Thursday, December 16, 2010
It starts with Heroes and the General Public as patrons hunt through paintings to find another self. Start with Lee Dongi’s Atomaus to float through stark, graphic happy feelings flying on worlds created SuperFlat. Next the New World order of 16 congress of CDC, by Liu Dahong; look into glass floors to see your face amongst a ceiling of military men.
Stare at Portrait of the Hero, Mr. Wolverine, and think back on all those ripped movie stubs, all the men you so wanted to be. Ji Yeon Hong’s Millenium Fantasy sews together classic culture heros, Mona Lisa, Frida, Van Gogh, with the ones we loved more despite ourselves, Le Petit Prince, Mickey Mouse, Fred Flinstone, and Popeye, all meshed together as a wall of dolls.
But Superman never came to save us from all of our debt. So we’re born into Visa hands, account numbers for every baby boy and girl, says Wang Guangyi with an eerie wall of credit birth. Not the Hero, but King of Pop, Takashi Murakami’s toys are kept in a box. Monograms black and white, and full of color; give life when we spend.

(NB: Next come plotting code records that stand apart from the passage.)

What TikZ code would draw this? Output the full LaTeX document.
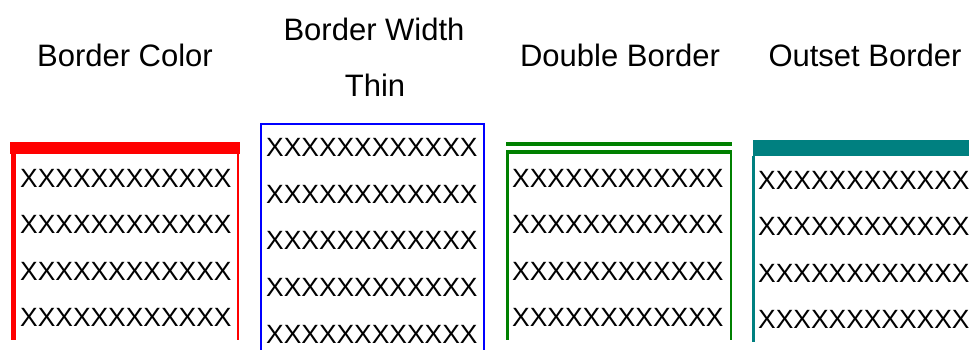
\documentclass[tikz,border=0pt]{standalone}
\usepackage{fontspec}
\setmainfont{Liberation Sans}
\definecolor{bordred}{HTML}{FF0000}
\definecolor{bordblue}{HTML}{0000FF}
\definecolor{bordgreen}{HTML}{008000}
\definecolor{bordteal}{HTML}{008080}
\tikzset{
  title/.style={inner sep=0pt, anchor=base, font=\fontsize{31}{37}\selectfont},
  xrow/.style={inner sep=0pt, anchor=base west, font=\fontsize{26.4}{30}\selectfont}
}
\begin{document}
\begin{tikzpicture}[x=1pt, y=-1pt]
\clip (0,0) rectangle (969,350);
\fill[white] (0,0) rectangle (969,350);

% border color
\node[title] (t1) at (125,67) {Border Color};
\fill[bordred] (10,142) rectangle (240,154);
\fill[bordred] (11,154) rectangle (16,340);
\fill[bordred] (237,154) rectangle (239,340);
\node[xrow] (r11) at (20,187) {XXXXXXXXXXXX};
\node[xrow] (r12) at (20,233.5) {XXXXXXXXXXXX};
\node[xrow] (r13) at (20,280) {XXXXXXXXXXXX};
\node[xrow] (r14) at (20,326.5) {XXXXXXXXXXXX};

% border width
\node[title] (t2) at (374,41) {Border Width};
\node[title] (t2b) at (375,96.5) {Thin};
\draw[bordblue, line width=1.5] (261,124) rectangle (484,360);
\node[xrow] (r21) at (266,156.5) {XXXXXXXXXXXX};
\node[xrow] (r22) at (266,203) {XXXXXXXXXXXX};
\node[xrow] (r23) at (266,249.5) {XXXXXXXXXXXX};
\node[xrow] (r24) at (266,296.5) {XXXXXXXXXXXX};
\node[xrow] (r25) at (266,343) {XXXXXXXXXXXX};

% double border
\node[title] (t3) at (620,67) {Double Border};
\fill[bordgreen] (506,142) rectangle (732,146);
\fill[bordgreen] (506,150) rectangle (732,154);
\fill[bordgreen] (506,154) rectangle (509,340);
\fill[bordgreen] (730,154) rectangle (732,340);
\node[xrow] (r31) at (512,187) {XXXXXXXXXXXX};
\node[xrow] (r32) at (512,233.5) {XXXXXXXXXXXX};
\node[xrow] (r33) at (512,280) {XXXXXXXXXXXX};
\node[xrow] (r34) at (512,326.5) {XXXXXXXXXXXX};

% outset border
\node[title] (t4) at (865,67) {Outset Border};
\fill[bordteal] (753,140) rectangle (975,156);
\fill[bordteal] (752,156) rectangle (755,342);
\node[xrow] (r41) at (758,189) {XXXXXXXXXXXX};
\node[xrow] (r42) at (758,235.5) {XXXXXXXXXXXX};
\node[xrow] (r43) at (758,282) {XXXXXXXXXXXX};
\node[xrow] (r44) at (758,328.5) {XXXXXXXXXXXX};

\end{tikzpicture}
\end{document}
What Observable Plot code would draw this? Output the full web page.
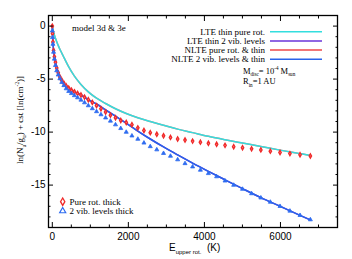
<!DOCTYPE html>
<html><head><meta charset="utf-8">
<script src="https://cdn.jsdelivr.net/npm/d3@7"></script>
<script src="https://cdn.jsdelivr.net/npm/@observablehq/plot@0.6"></script>
<style>body{margin:0;background:#fff}</style>
</head><body><div id="chart"></div>
<script>
// Upper-level energies (K) of the rotational ladder, J = 0..49
const energyJ = [0, 5.5, 16.6, 33.2, 55.4, 83.1, 116.3, 155.1, 199.4, 249.3,
  304.7, 365.6, 432.1, 504.1, 581.7, 664.8, 753.4, 847.6, 947.3, 1052.6,
  1163.4, 1279.7, 1401.6, 1529.0, 1662.0, 1800.5, 1944.5, 2094.1, 2249.2, 2409.9,
  2576.1, 2747.8, 2925.1, 3107.9, 3296.2, 3490.1, 3689.5, 3894.5, 4105.0, 4321.1,
  4542.6, 4769.8, 5002.4, 5240.6, 5484.4, 5733.7, 5988.5, 6248.8, 6514.7, 6786.2];
// Pure rot. thick (red diamonds)
const pureRotThick = [0.0, -0.7, -1.5, -2.3, -2.9, -3.4, -3.95, -4.4, -4.8, -5.1,
  -5.4, -5.65, -5.85, -6.05, -6.2, -6.35, -6.5, -6.7, -6.95, -7.2,
  -7.5, -7.8, -8.1, -8.4, -8.65, -8.9, -9.1, -9.3, -9.6, -9.85,
  -10.05, -10.2, -10.35, -10.5, -10.65, -10.75, -10.85, -10.95, -11.05, -11.15,
  -11.25, -11.38, -11.48, -11.58, -11.68, -11.8, -11.92, -12.03, -12.14, -12.25];
// 2 vib. levels thick (blue triangles)
const vibThick = [-0.45, -1.07, -1.7, -2.45, -3.1, -3.7, -4.2, -4.6, -4.95, -5.3,
  -5.6, -5.9, -6.15, -6.35, -6.55, -6.75, -6.97, -7.22, -7.5, -7.78,
  -8.06, -8.35, -8.65, -8.95, -9.3, -9.65, -10.0, -10.35, -10.66, -11.02,
  -11.36, -11.66, -12.0, -12.26, -12.6, -12.96, -13.27, -13.58, -13.9, -14.2,
  -14.6, -15.0, -15.38, -15.8, -16.2, -16.6, -17.0, -17.44, -17.85, -18.26];
// Thin curves sampled at a subset of energies
const lineE = [0, 5.5, 16.6, 33.2, 55.4, 83.1, 116.3, 155.1, 199.4, 249.3, 304.7,
  432.1, 581.7, 753.4, 947.3, 1163.4, 1401.6, 1662.0, 1944.5, 2249.2, 2576.1,
  2925.1, 3296.2, 3689.5, 4105.0, 4542.6, 5002.4, 5484.4, 5988.5, 6514.7, 6786.2];
const lteThinPureRot = [0, -0.12, -0.3, -0.55, -0.85, -1.15, -1.48, -1.82, -2.18, -2.55, -2.95,
  -3.85, -4.72, -5.5, -6.2, -6.8, -7.3, -7.8, -8.25, -8.65, -9.0,
  -9.35, -9.72, -10.05, -10.4, -10.72, -11.03, -11.35, -11.7, -12.03, -12.2];
const nltePureRotThin = lteThinPureRot.slice();
const nlteVibThin = [0, -0.7, -1.5, -2.3, -2.9, -3.4, -3.95, -4.4, -4.8, -5.1, -5.4,
  -5.85, -6.2, -6.5, -6.95, -7.35, -7.9, -8.5, -9.15, -9.9, -10.65,
  -11.4, -12.15, -12.92, -13.7, -14.5, -15.33, -16.18, -17.0, -17.85, -18.28];
const lteThinVib = nlteVibThin.slice();

const xMajor = [0, 2000, 4000, 6000];
const xMinor = [500, 1000, 1500, 2500, 3000, 3500, 4500, 5000, 5500, 6500, 7000];
const yMajor = [0, -5, -10, -15];
const yMinor = [-1, -2, -3, -4, -6, -7, -8, -9, -11, -12, -13, -14, -16, -17, -18];

const seriesNames = ["LTE thin pure rot.", "LTE thin 2 vib. levels", "NLTE pure rot. & thin", "NLTE 2 vib. levels & thin"];
const seriesColors = ["#33dede", "#6a35d8", "#f27676", "#2a62ea"];

const pts = energyJ.map((e, i) => ({e, red: pureRotThick[i], blue: vibThick[i]}));
const lines = lineE.map((e, i) => ({e, a: lteThinPureRot[i], b: lteThinVib[i], c: nltePureRotThin[i], d: nlteVibThin[i]}));

const W = 352, H = 259;
const chart = Plot.plot({
  width: W, height: H,
  marginLeft: 48, marginRight: 15, marginTop: 15, marginBottom: 32,
  style: {fontFamily: "Liberation Sans, Arial, sans-serif", fontSize: "10px", background: "#fff", color: "#000"},
  x: {domain: [-100, 7500], label: null},
  y: {domain: [-19, 1], label: null},
  marks: [
    Plot.line(lines, {x: "e", y: "c", stroke: seriesColors[2], strokeWidth: 1.5, curve: "monotone-x"}),
    Plot.line(lines, {x: "e", y: "a", stroke: seriesColors[0], strokeWidth: 1.5, curve: "monotone-x"}),
    Plot.line(lines, {x: "e", y: "b", stroke: seriesColors[1], strokeWidth: 1.5, curve: "monotone-x"}),
    Plot.line(lines, {x: "e", y: "d", stroke: seriesColors[3], strokeWidth: 1.5, curve: "monotone-x"}),
    Plot.dot(pts, {x: "e", y: "red", symbol: "diamond", r: 1.3, stroke: "#f02a2a", strokeWidth: 1.3, fill: "#ff8a8a"}),
    Plot.dot(pts, {x: "e", y: "blue", symbol: "triangle", r: 1.5, fill: "#2e6cf0", stroke: "#2e6cf0", strokeWidth: 0.8}),
    Plot.frame({stroke: "#000", strokeWidth: 1.3}),
    Plot.axisX(xMajor, {anchor: "bottom", tickSize: -5, tickFormat: () => "", label: null}),
    Plot.axisX(xMinor, {anchor: "bottom", tickSize: -2.5, tickFormat: () => "", label: null}),
    Plot.axisX(xMajor, {anchor: "top", tickSize: -5, tickFormat: () => "", label: null}),
    Plot.axisX(xMinor, {anchor: "top", tickSize: -2.5, tickFormat: () => "", label: null}),
    Plot.axisY(yMajor, {anchor: "left", tickSize: -5, tickFormat: () => "", label: null}),
    Plot.axisY(yMinor, {anchor: "left", tickSize: -2.5, tickFormat: () => "", label: null}),
    Plot.axisY(yMajor, {anchor: "right", tickSize: -5, tickFormat: () => "", label: null}),
    Plot.axisY(yMinor, {anchor: "right", tickSize: -2.5, tickFormat: () => "", label: null}),
    Plot.axisX(xMajor, {anchor: "bottom", tickSize: 0, tickPadding: 5, label: null, tickFormat: d => String(d)}),
    Plot.axisY(yMajor, {anchor: "left", tickSize: 0, tickPadding: 3, label: null, tickFormat: d => String(d)})
  ]
});
document.getElementById("chart").appendChild(chart);

const svg = d3.select(chart);
const serif = "Liberation Serif, Times New Roman, serif";
function rich(x, y, parts, fs, family, anchor, rotate) {
  const t = svg.append("text").attr("x", x).attr("y", y)
    .attr("font-family", family).attr("font-size", fs).attr("fill", "#000")
    .attr("text-anchor", anchor || "start");
  if (rotate) t.attr("transform", `rotate(${rotate},${x},${y})`);
  let shift = 0;
  for (const [s, k] of parts) {
    const target = k === "sub" ? fs * 0.3 : k === "sup" ? -fs * 0.4 : 0;
    const ts = t.append("tspan").text(s).attr("dy", target - shift);
    if (k) ts.attr("font-size", fs * 0.6);
    shift = target;
  }
  return t;
}
// annotation texts
rich(72, 30.5, [["model 3d & 3e"]], 9, serif);
// legend for lines
seriesNames.forEach((name, i) => {
  const yy = 31.7 + i * 9.2;
  rich(265, yy + 3, [[name]], 9, serif, "end");
  svg.append("line").attr("x1", 270).attr("x2", 322).attr("y1", yy).attr("y2", yy)
    .attr("stroke", seriesColors[i]).attr("stroke-width", i === 2 ? 2 : 1.5);
});
rich(243, 73.5, [["M"], ["disc", "sub"], ["= 10"], ["-4", "sup"], [" M"], ["sun", "sub"]], 8.5, serif);
rich(243, 84, [["R"], ["in", "sub"], ["=1 AU"]], 8.5, serif);
// point legend
svg.append("path").attr("d", d3.symbol(d3.symbolDiamond, 16)()).attr("transform", "translate(62.7,201.7)")
  .attr("fill", "none").attr("stroke", "#f02a2a").attr("stroke-width", 1.3);
rich(69.5, 204.7, [["Pure rot. thick"]], 9, serif);
svg.append("path").attr("d", d3.symbol(d3.symbolTriangle, 16)()).attr("transform", "translate(62.7,211)")
  .attr("fill", "none").attr("stroke", "#2e6cf0").attr("stroke-width", 1.2);
rich(69.5, 214, [["2 vib. levels thick"]], 9, serif);
// axis labels
rich(169, 250.5, [["E"], ["upper rot.", "sub"], ["  (K)"]], 10, "Liberation Sans, Arial, sans-serif");
rich(23, 120, [["ln(N"], ["u", "sub"], ["/g"], ["u", "sub"], [") + cst [ln(cm"], ["-2", "sup"], [")]"]], 9, serif, "middle", -90);
</script></body></html>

Devour dinner Mimi with Makoto Aida in the future, when food has perished and we must eat the waitress. Sip beer spat out two twats into giant mugs. Tie up arms in the evenings for sex games played with Monopoly dollars. Before Hong Kyung Taek can ask if you are the slave, run down Feng Mengbo’s hall.
Return to those Repressed feelings the pioneer’s couldn’t harvest. Dive down the grasshopper green tunnel into Mario’s living lair. And when the gallery tells you to take the exit, hand back the controller to the attendant, and admit to self and inner hero: Game Over.